#### Task requirements
Quote the records exactly, starting at the first line and stopping after the line with "const pathScale = 1e-6;"; skip the pictures.

#### Input records
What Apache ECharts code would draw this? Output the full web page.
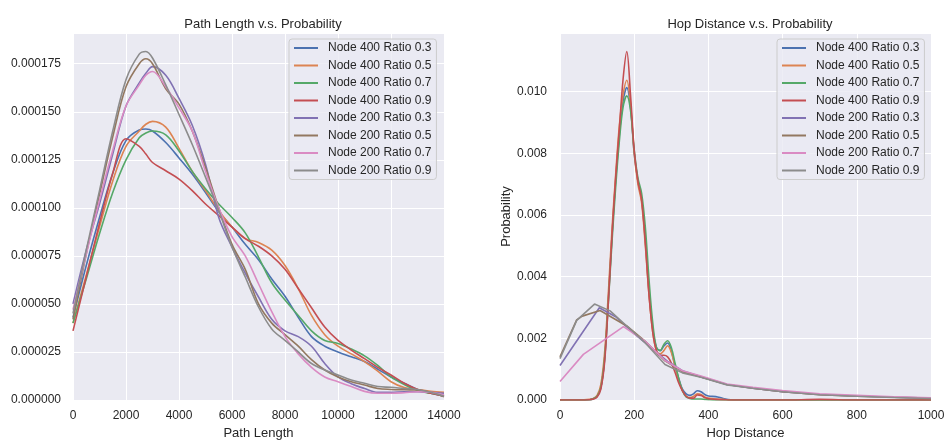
<!DOCTYPE html>
<html><head><meta charset="utf-8">
<script src="https://cdn.jsdelivr.net/npm/echarts@6/dist/echarts.min.js"></script>
<style>html,body{margin:0;padding:0;background:#fff}#c{width:946px;height:440px}</style>
</head><body><div id="c"></div>
<script>
const seriesNames = ['Node 400 Ratio 0.3','Node 400 Ratio 0.5','Node 400 Ratio 0.7','Node 400 Ratio 0.9','Node 200 Ratio 0.3','Node 200 Ratio 0.5','Node 200 Ratio 0.7','Node 200 Ratio 0.9'];
const colors = ['#4C72B0','#DD8452','#55A868','#C44E52','#8172B3','#937860','#DA8BC3','#8C8C8C'];

// Left: path length (x) vs density, values in units of 1e-6
const pathX = [0,500,1000,1500,2000,2500,2750,3000,3500,4000,4500,5000,5500,6000,6500,7000,7500,8000,8500,9000,9500,10000,10500,11000,11500,12000,12500,13000,13500,14000];
const pathN400R03 = [43,70,95,118,135,140.5,141,140,134,126,117.6,108,98,90,81,73,63,54,43,33,28,25,22.5,20,16,12,8.7,5.5,3.5,2];
const pathN400R05 = [40,65,90,114,132,140,143.5,145,142,131,119,109,98.6,90,84,82,78,70,58,44,34,28,24,20,15,9.5,6.5,5.5,4.5,4];
const pathN400R07 = [40,63,86.5,108,125,136.5,139,140,138,129.6,119,110,102,95,87,74.4,61,52,44,36,31,29.4,26.5,23,18,12,8,5,3.5,2.5];
const pathN400R09 = [36,64,92,118,136,132,128,123.6,119.3,115,109,102,96,90,84,80,75,68,58,48,38,31,26,21.5,17,13,8.7,5.5,3.5,2];
const pathN200R03 = [50,78,102,128,153,165,170,173.5,169,157,143,122.7,95,79.6,66,53.6,42,36,33,28,19,12,8.5,6,4,4,4.3,4.3,4,3.5];
const pathN200R05 = [42,76,107,137,163,175,177.6,175,162,154,140,121,100,81,68,50,40,34,28,21,15.6,12,9.5,7.8,6,5.5,5.3,5.2,4,1.7];
const pathN200R07 = [47,76,104,130,153,164,169,171,163,152,140,119,100,85,75,60.5,46,33,24,17,12,9.5,7,4.5,3.5,3.5,3.8,4.3,4,2.6];
const pathN200R09 = [45,78,109,140,166.7,180,181.4,178,164,148.6,133,116,98.6,79.6,64,48.4,37,31,25,19,15.6,13,10.4,8.7,7,6.6,6,5.5,4,2];
const pathScale = 1e-6;

// Right: hop distance vs density, values in units of 1e-3
const hopX400 = [0,50,80,90,100,110,120,130,140,150,160,170,180,190,200,210,220,230,240,250,260,270,280,290,300,310,320,330,340,350,360,370,380,390,400,420,440,460,500,600,700,800,900,1000];
const hopN400R03 = [0,0,0.01,0.04,0.12,0.4,1.3,3.2,5.3,7.1,8.6,9.7,10.13,9.5,8.0,7.1,6.5,5.2,3.5,2.3,1.7,1.6,1.75,1.85,1.6,1.1,0.7,0.35,0.2,0.15,0.2,0.3,0.27,0.18,0.13,0.11,0.05,0.01,0,0,0,0,0,0];
const hopN400R05 = [0,0,0.02,0.05,0.15,0.5,1.5,3.4,5.5,7.3,8.9,9.9,10.37,9.6,8.0,7.0,6.4,5.0,3.4,2.2,1.6,1.5,1.6,1.76,1.55,1.1,0.65,0.3,0.12,0.08,0.12,0.2,0.18,0.1,0.06,0.03,0.02,0,0,0,0,0,0,0];
const hopN400R07 = [0,0,0.01,0.04,0.12,0.4,1.3,3.1,5.1,6.9,8.4,9.5,9.86,9.4,8.1,7.2,6.7,5.6,3.9,2.5,1.7,1.6,1.8,1.92,1.7,1.2,0.7,0.3,0.1,0.05,0.03,0.03,0.03,0.02,0.01,0,0,0,0,0,0,0,0,0];
const hopN400R09 = [0,0,0.01,0.03,0.1,0.35,1.2,3.1,5.3,7.2,8.8,10.4,11.3,9.9,8.1,7.1,6.5,5.1,3.4,2.2,1.6,1.45,1.45,1.4,1.2,0.9,0.55,0.3,0.12,0.06,0.06,0.16,0.15,0.08,0.04,0.02,0.01,0,0,0,0.02,0,0,0];
const hopXN200R03 = [0,106,150,200,250,290,330,380,450,520,600,700,800,900,1000];
const hopN200R03 = [1.12,2.99,2.7,2.15,1.65,1.25,0.95,0.75,0.5,0.38,0.27,0.18,0.13,0.09,0.06];
const hopXN200R05 = [0,45,60,108,180,230,283,330,380,450,520,600,700,800,900,1000];
const hopN200R05 = [1.4,2.6,2.72,2.9,2.4,1.9,1.27,0.92,0.75,0.5,0.38,0.27,0.17,0.12,0.09,0.06];
const hopXN200R07 = [0,63,171,230,283,330,380,450,520,600,700,800,900,1000];
const hopN200R07 = [0.6,1.48,2.38,1.9,1.28,0.95,0.78,0.52,0.41,0.31,0.2,0.15,0.1,0.07];
const hopXN200R09 = [0,45,93,135,180,230,283,330,380,450,520,600,700,800,900,1000];
const hopN200R09 = [1.34,2.58,3.11,2.89,2.4,1.85,1.15,0.88,0.74,0.49,0.38,0.27,0.17,0.12,0.08,0.05];
const hopScale = 1e-3;

const leftTicksInterval = 0.000025, leftMax = 0.000191;
const rightTicksInterval = 0.002, rightMax = 0.0119;

const pathSets = [pathN400R03,pathN400R05,pathN400R07,pathN400R09,pathN200R03,pathN200R05,pathN200R07,pathN200R09];
const hopSets = [[hopX400,hopN400R03],[hopX400,hopN400R05],[hopX400,hopN400R07],[hopX400,hopN400R09],[hopXN200R03,hopN200R03],[hopXN200R05,hopN200R05],[hopXN200R07,hopN200R07],[hopXN200R09,hopN200R09]];

const FONT = '"Liberation Sans", Arial, sans-serif';
const TXT = '#262626';

const series = [];
pathSets.forEach((ys, i) => {
  series.push({
    name: seriesNames[i], type: 'line', xAxisIndex: 0, yAxisIndex: 0,
    data: pathX.map((x, k) => [x, ys[k] * pathScale]),
    symbol: 'none', smooth: 0.35, color: colors[i],
    lineStyle: { width: 1.6, color: colors[i] }, z: 2 + i
  });
});
hopSets.forEach((pair, i) => {
  const xs = pair[0], ys = pair[1];
  series.push({
    name: seriesNames[i], type: 'line', xAxisIndex: 1, yAxisIndex: 1,
    data: xs.map((x, k) => [x, ys[k] * hopScale]),
    symbol: 'none', smooth: i < 4 ? 0.35 : false, color: colors[i],
    lineStyle: { width: 1.6, color: colors[i] }, z: 2 + i
  });
});

function legendAt(left) {
  return {
    orient: 'vertical', left: left, top: 39,
    data: seriesNames.map((n, i) => ({ name: n, icon: 'rect', itemStyle: { color: colors[i] } })),
    itemWidth: 24, itemHeight: 2, itemGap: 5.5,
    padding: [3, 5, 3, 5],
    backgroundColor: 'rgba(234,234,242,0.8)', borderColor: '#cccccc', borderWidth: 1, borderRadius: 3,
    textStyle: { fontFamily: FONT, fontSize: 12, color: TXT, padding: [0, 0, 0, 5] },
    selectedMode: false
  };
}

const splitLine = { show: true, lineStyle: { color: '#ffffff', width: 1 } };
const plainNum = v => String(v);

const option = {
  animation: false,
  backgroundColor: '#ffffff',
  title: [
    { text: 'Path Length v.s. Probability', left: 258, top: 13, textAlign: 'center',
      textStyle: { fontFamily: FONT, fontSize: 13, fontWeight: 'normal', color: TXT } },
    { text: 'Hop Distance v.s. Probability', left: 745, top: 13, textAlign: 'center',
      textStyle: { fontFamily: FONT, fontSize: 13, fontWeight: 'normal', color: TXT } }
  ],
  legend: [legendAt(289), legendAt(777)],
  grid: [
    { left: 73, right: 502, top: 33, bottom: 40, show: true, backgroundColor: '#EAEAF2', borderWidth: 0, containLabel: false, outerBoundsMode: 'none' },
    { left: 560, right: 15, top: 33, bottom: 40, show: true, backgroundColor: '#EAEAF2', borderWidth: 0, containLabel: false, outerBoundsMode: 'none' }
  ],
  xAxis: [
    { type: 'value', gridIndex: 0, min: 0, max: 14000, interval: 2000,
      name: 'Path Length', nameLocation: 'middle', nameGap: 24,
      nameTextStyle: { fontFamily: FONT, fontSize: 13, color: TXT },
      axisLine: { show: false }, axisTick: { show: false }, splitLine: splitLine,
      axisLabel: { fontFamily: FONT, fontSize: 12, color: TXT, margin: 10, formatter: plainNum } },
    { type: 'value', gridIndex: 1, min: 0, max: 1000, interval: 200,
      name: 'Hop Distance', nameLocation: 'middle', nameGap: 24,
      nameTextStyle: { fontFamily: FONT, fontSize: 13, color: TXT },
      axisLine: { show: false }, axisTick: { show: false }, splitLine: splitLine,
      axisLabel: { fontFamily: FONT, fontSize: 12, color: TXT, margin: 10, formatter: plainNum } }
  ],
  yAxis: [
    { type: 'value', gridIndex: 0, min: 0, max: leftMax, interval: leftTicksInterval,
      axisLine: { show: false }, axisTick: { show: false }, splitLine: splitLine,
      axisLabel: { fontFamily: FONT, fontSize: 12, color: TXT, margin: 12, showMaxLabel: false,
        formatter: v => v.toFixed(6) } },
    { type: 'value', gridIndex: 1, min: 0, max: rightMax, interval: rightTicksInterval,
      name: 'Probability', nameLocation: 'middle', nameGap: 46,
      nameTextStyle: { fontFamily: FONT, fontSize: 13, color: TXT },
      axisLine: { show: false }, axisTick: { show: false }, splitLine: splitLine,
      axisLabel: { fontFamily: FONT, fontSize: 12, color: TXT, margin: 13, showMaxLabel: false,
        formatter: v => v.toFixed(3) } }
  ],
  series: series
};
const chart = echarts.init(document.getElementById('c'), null, { renderer: 'canvas' });
chart.setOption(option);
</script></body></html>
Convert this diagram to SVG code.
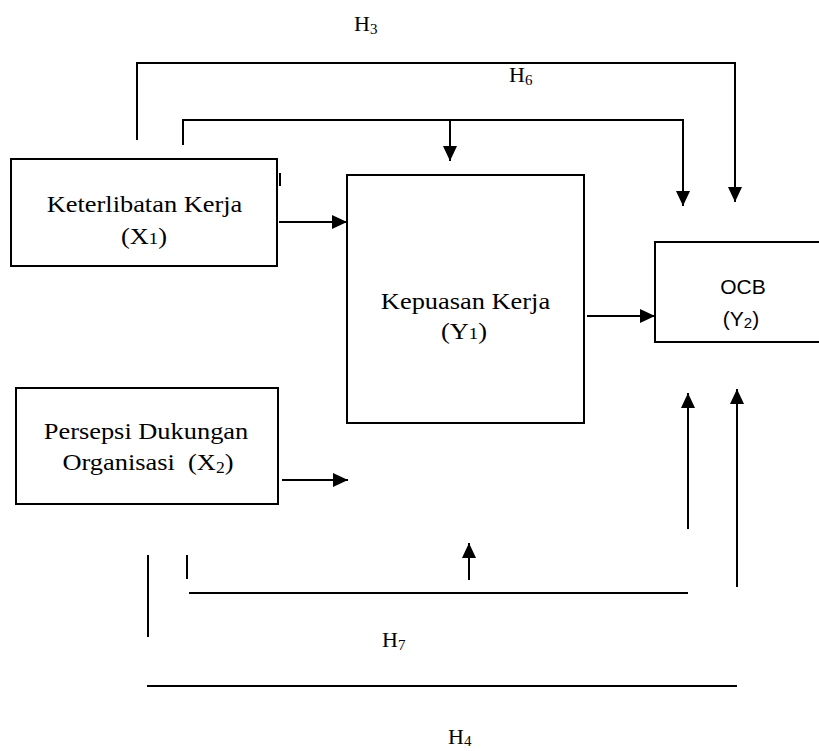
<svg xmlns="http://www.w3.org/2000/svg" width="819" height="751" viewBox="0 0 819 751">
  <style>
    .box { fill: #fff; stroke: #000; stroke-width: 2; }
    .conn { fill: none; stroke: #000; stroke-width: 2; }
    .serif { font-family: "Liberation Serif", "Times New Roman", serif; font-size: 24px; fill: #000; text-anchor: middle; }
    .hlab { font-family: "Liberation Serif", "Times New Roman", serif; font-size: 22px; fill: #000; }
    .sans { font-family: "Liberation Sans", Arial, sans-serif; font-size: 21px; fill: #000; text-anchor: middle; }
    .sub { font-size: 15px; }
  </style>
  <defs>
    <marker id="arrow" markerUnits="userSpaceOnUse" markerWidth="15" markerHeight="14" refX="15" refY="7" orient="auto">
      <path d="M0,0 L15,7 L0,14 z" fill="#000"/>
    </marker>
  </defs>

  <rect x="0" y="0" width="819" height="751" fill="#fff"/>

  <g id="connectors">
    <!-- H3 -->
    <path class="conn" d="M137,140 V63 H735 V202" marker-end="url(#arrow)"/>
    <!-- H6 -->
    <path class="conn" d="M183,145 V120 H683 V206" marker-end="url(#arrow)"/>
    <path class="conn" d="M450,120 V161" marker-end="url(#arrow)"/>
    <!-- X1 -> Y1 -->
    <path class="conn" d="M279,222 H347" marker-end="url(#arrow)"/>
    <line class="conn" x1="280" y1="173" x2="280" y2="186"/>
    <!-- Y1 -> Y2 -->
    <path class="conn" d="M587,316 H655" marker-end="url(#arrow)"/>
    <!-- X2 arrow -->
    <path class="conn" d="M282,480 H348" marker-end="url(#arrow)"/>
    <!-- H7 -->
    <line class="conn" x1="187" y1="555" x2="187" y2="579"/>
    <line class="conn" x1="189" y1="593" x2="688" y2="593"/>
    <path class="conn" d="M469,580 V543" marker-end="url(#arrow)"/>
    <path class="conn" d="M688,529 V393" marker-end="url(#arrow)"/>
    <!-- H4 -->
    <line class="conn" x1="148" y1="555" x2="148" y2="637"/>
    <line class="conn" x1="147" y1="686" x2="737" y2="686"/>
    <path class="conn" d="M737,587 V389" marker-end="url(#arrow)"/>
  </g>

  <g id="node-x1">
    <rect class="box" x="11" y="159" width="266" height="107"/>
    <text class="serif" transform="translate(144.5,212) scale(1.1,1)">Keterlibatan Kerja</text>
    <text class="serif" transform="translate(144,244) scale(1.1,1)">(X<tspan font-size="17px">1</tspan>)</text>
  </g>

  <g id="node-y1">
    <rect class="box" x="347" y="175" width="237" height="248"/>
    <text class="serif" transform="translate(465.5,309) scale(1.1,1)">Kepuasan Kerja</text>
    <text class="serif" transform="translate(464,339) scale(1.1,1)">(Y<tspan font-size="17px">1</tspan>)</text>
  </g>

  <g id="node-x2">
    <rect class="box" x="16" y="388" width="262" height="116"/>
    <text class="serif" transform="translate(146,439) scale(1.1,1)">Persepsi Dukungan</text>
    <text class="serif" transform="translate(148,470) scale(1.1,1)" xml:space="preserve">Organisasi  (X<tspan font-size="16px" dy="3">2</tspan><tspan dy="-3">)</tspan></text>
  </g>

  <g id="node-y2">
    <rect class="box" x="655" y="242" width="200" height="100"/>
    <text class="sans" x="743" y="294">OCB</text>
    <text class="sans" x="741" y="326">(Y<tspan font-size="15px" dy="2">2</tspan><tspan dy="-2">)</tspan></text>
  </g>

  <g id="labels">
    <text class="hlab" x="354" y="31">H<tspan class="sub" dy="3">3</tspan></text>
    <text class="hlab" x="509" y="82">H<tspan class="sub" dy="3">6</tspan></text>
    <text class="hlab" x="382" y="647">H<tspan class="sub" dy="3">7</tspan></text>
    <text class="hlab" x="448" y="744">H<tspan class="sub" dy="2">4</tspan></text>
  </g>
</svg>
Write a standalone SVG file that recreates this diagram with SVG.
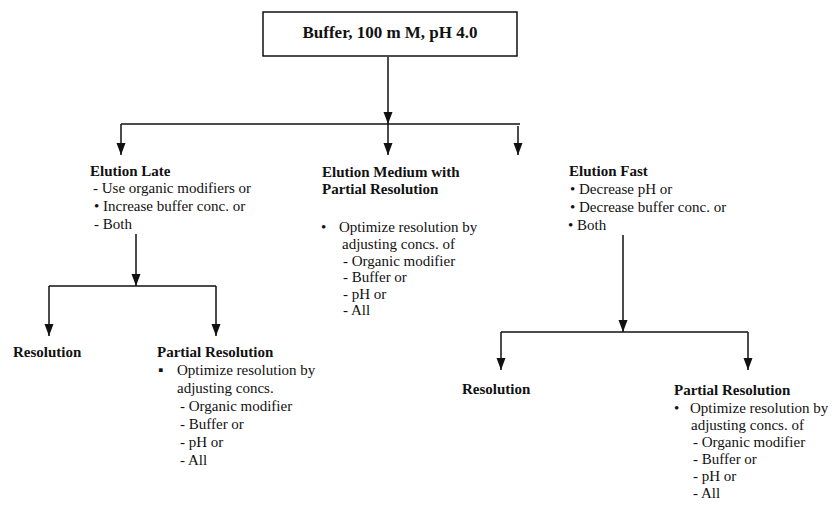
<svg xmlns="http://www.w3.org/2000/svg" width="833" height="506" viewBox="0 0 833 506">
  <style>
    text { font-family: "Liberation Serif", "Times New Roman", serif; font-size: 15px; fill: #111; }
    .b { font-weight: bold; }
    .box { fill: #fff; stroke: #111; stroke-width: 1.5; }
    .wire { fill: none; stroke: #111; stroke-width: 1.5; }
    .arrow { fill: none; stroke: #111; stroke-width: 1.5; marker-end: url(#tip); }
  </style>
  <defs>
    <marker id="tip" viewBox="0 -5 12 10" refX="12" refY="0" markerWidth="12" markerHeight="10" markerUnits="userSpaceOnUse" orient="auto">
      <path d="M0,-4.5 L12,0 L0,4.5 z" fill="#111"/>
    </marker>
  </defs>
  <rect width="833" height="506" fill="#fff"/>

  <g id="connectors">
    <!-- root to first tier -->
    <path class="arrow" d="M388,57 V124"/>
    <path class="wire" d="M121,124 H520"/>
    <path class="arrow" d="M121,124 V155"/>
    <path class="arrow" d="M388,124 V155"/>
    <path class="arrow" d="M518,126 V155"/>
    <!-- late elution branch -->
    <path class="arrow" d="M136,234 V286"/>
    <path class="wire" d="M49,286 H216"/>
    <path class="arrow" d="M49,286 V336"/>
    <path class="arrow" d="M216,286 V336"/>
    <!-- fast elution branch -->
    <path class="arrow" d="M623,235 V332"/>
    <path class="wire" d="M501,332 H748"/>
    <path class="arrow" d="M501,332 V370"/>
    <path class="arrow" d="M748,332 V370"/>
  </g>

  <g id="root">
    <rect class="box" x="263" y="12" width="254" height="44"/>
    <text class="b" x="390" y="38" text-anchor="middle" style="font-size:17px">Buffer, 100 m M, pH 4.0</text>
  </g>

  <g id="elution-late">
    <text class="b" x="90" y="176">Elution Late</text>
    <text x="93" y="193">- Use organic modifiers or</text>
    <text x="94" y="211">• Increase buffer conc. or</text>
    <text x="94" y="229">- Both</text>
  </g>

  <g id="elution-medium">
    <text class="b" x="322" y="177">Elution Medium with</text>
    <text class="b" x="322" y="194">Partial Resolution</text>
    <text x="321" y="232">•</text>
    <text x="339" y="232">Optimize resolution by</text>
    <text x="342" y="249">adjusting concs. of</text>
    <text x="343" y="266">-  Organic modifier</text>
    <text x="343" y="282">-  Buffer or</text>
    <text x="343" y="299">-  pH or</text>
    <text x="343" y="315">-  All</text>
  </g>

  <g id="elution-fast">
    <text class="b" x="569" y="176">Elution Fast</text>
    <text x="570" y="194">•  Decrease pH or</text>
    <text x="570" y="212">•  Decrease buffer conc. or</text>
    <text x="568" y="230">•  Both</text>
  </g>

  <g id="late-resolution">
    <text class="b" x="13" y="357">Resolution</text>
  </g>

  <g id="late-partial">
    <text class="b" x="157" y="357">Partial Resolution</text>
    <text x="158" y="375">▪</text>
    <text x="177" y="375">Optimize resolution by</text>
    <text x="177" y="393">adjusting concs.</text>
    <text x="180" y="411">-  Organic modifier</text>
    <text x="180" y="429">-  Buffer or</text>
    <text x="180" y="447">-  pH or</text>
    <text x="180" y="465">-  All</text>
  </g>

  <g id="fast-resolution">
    <text class="b" x="462" y="394">Resolution</text>
  </g>

  <g id="fast-partial">
    <text class="b" x="674" y="395">Partial Resolution</text>
    <text x="674" y="413">•</text>
    <text x="690" y="413">Optimize resolution by</text>
    <text x="691" y="430">adjusting concs. of</text>
    <text x="693" y="447">-  Organic modifier</text>
    <text x="693" y="464">-  Buffer or</text>
    <text x="693" y="481">-  pH or</text>
    <text x="693" y="498">-  All</text>
  </g>
</svg>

#### Task result
What Apache ECharts code would draw this? Output the full web page.
<!DOCTYPE html>
<html><head><meta charset="utf-8">
<script src="https://cdn.jsdelivr.net/npm/echarts@6/dist/echarts.min.js"></script>
<style>html,body{margin:0;padding:0;background:#fff}#c{width:946px;height:440px}</style>
</head><body><div id="c"></div>
<script>
const seriesNames = ['Node 400 Ratio 0.3','Node 400 Ratio 0.5','Node 400 Ratio 0.7','Node 400 Ratio 0.9','Node 200 Ratio 0.3','Node 200 Ratio 0.5','Node 200 Ratio 0.7','Node 200 Ratio 0.9'];
const colors = ['#4C72B0','#DD8452','#55A868','#C44E52','#8172B3','#937860','#DA8BC3','#8C8C8C'];

// Left: path length (x) vs density, values in units of 1e-6
const pathX = [0,500,1000,1500,2000,2500,2750,3000,3500,4000,4500,5000,5500,6000,6500,7000,7500,8000,8500,9000,9500,10000,10500,11000,11500,12000,12500,13000,13500,14000];
const pathN400R03 = [43,70,95,118,135,140.5,141,140,134,126,117.6,108,98,90,81,73,63,54,43,33,28,25,22.5,20,16,12,8.7,5.5,3.5,2];
const pathN400R05 = [40,65,90,114,132,140,143.5,145,142,131,119,109,98.6,90,84,82,78,70,58,44,34,28,24,20,15,9.5,6.5,5.5,4.5,4];
const pathN400R07 = [40,63,86.5,108,125,136.5,139,140,138,129.6,119,110,102,95,87,74.4,61,52,44,36,31,29.4,26.5,23,18,12,8,5,3.5,2.5];
const pathN400R09 = [36,64,92,118,136,132,128,123.6,119.3,115,109,102,96,90,84,80,75,68,58,48,38,31,26,21.5,17,13,8.7,5.5,3.5,2];
const pathN200R03 = [50,78,102,128,153,165,170,173.5,169,157,143,122.7,95,79.6,66,53.6,42,36,33,28,19,12,8.5,6,4,4,4.3,4.3,4,3.5];
const pathN200R05 = [42,76,107,137,163,175,177.6,175,162,154,140,121,100,81,68,50,40,34,28,21,15.6,12,9.5,7.8,6,5.5,5.3,5.2,4,1.7];
const pathN200R07 = [47,76,104,130,153,164,169,171,163,152,140,119,100,85,75,60.5,46,33,24,17,12,9.5,7,4.5,3.5,3.5,3.8,4.3,4,2.6];
const pathN200R09 = [45,78,109,140,166.7,180,181.4,178,164,148.6,133,116,98.6,79.6,64,48.4,37,31,25,19,15.6,13,10.4,8.7,7,6.6,6,5.5,4,2];
const pathScale = 1e-6;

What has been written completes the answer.